Sunday, May 11, 2008

Hijacked Faith

Scripture:
"Cast Your burden upon the LORD and he will sustain you; He will never allow the righteous to be shaken." Psalm 55:22

Observation:
This is an interesting way to end this Psalm. For 21 verses David has lamented over what was taking place in his life. He called himself restless, distracted, anguished, terrorized, fearful, and overwhelmed. He even went as far as to say that he wished he had wings so that he could fly away. So, it is interesting that he follows all that with the confession that God will never allow the righteous to be shaken.

Application:
There are many things about "Christians" I do not like. One of the major ones is their ability to make things sound some simple. I remember many times unloading my burden to someone only to hear in reply, "Just cast your burden upon the LORD." Huh? I mean really, you have got to be kidding me. Do you think that I have not tried that? Over and over again I have laid my case out before God and asked Him to take away my troubles. Yet, I still feel crushed. As I read this Psalm, it makes me feel somewhat better that David models the fact that he could experience feelings that were in opposition to his faith and yet still have faith.

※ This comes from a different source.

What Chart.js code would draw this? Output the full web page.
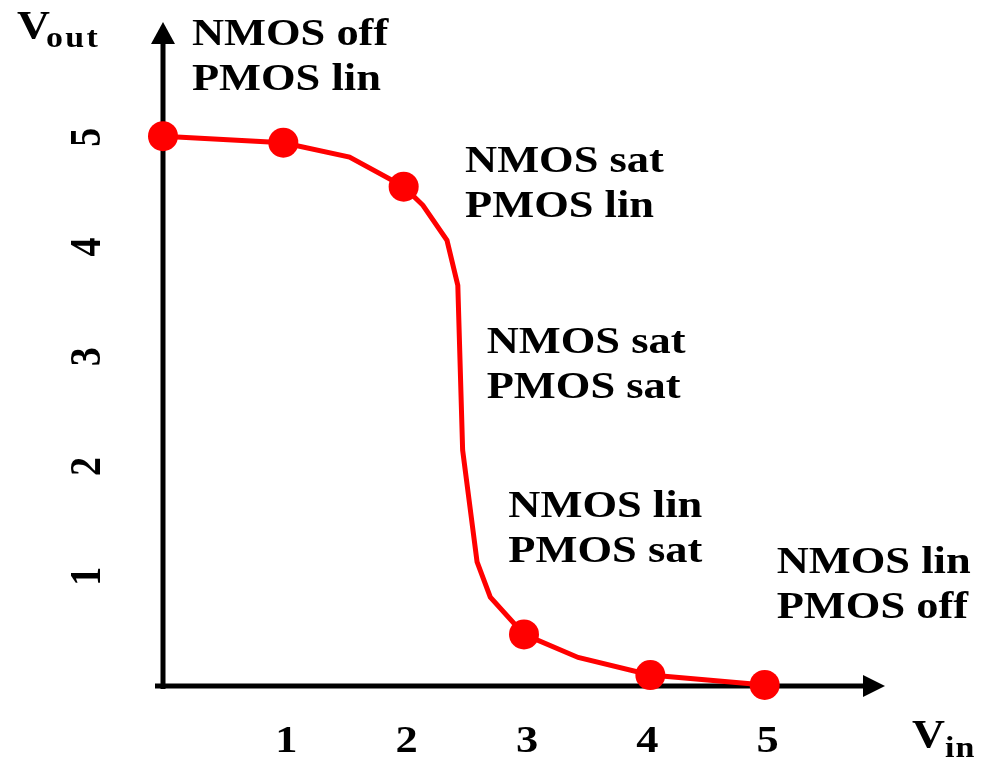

Hardships are called hardships because they are HARD. They beat me down. They wear me out. They drive me to the very edge of my sanity and at times feel like they will not stop until I am completely overrun. Be that as it may, God is still God. He is still in control. He will eventually prove that He is bigger than anything that I face.

In the meantime, I will suffer. The problem with that is I hate to suffer. I just want it to go away. My prayers are never satisfied unless God immediately removes the discomfort from my life. I really have a hard time holding onto my beliefs while experiencing unrelenting hardships. I have a hard time holding onto my faith when my feelings are in opposition of that faith.

Prayer:
I really need some growth and strengthening in this area. Faith is easy for me when all in life is good. It is easy when my faith and feelings are in alignment. But when that is not taking place, which seems to be the usual, I struggle. I don’t want to be that way. I have wasted so much by allowing frustrations to take me away from you. I pray for Your guidance today. Do not allow me to be swayed by my emotions but instead to be grounded in the truth of who you are. Please don't let the hardships of life hijack my faith.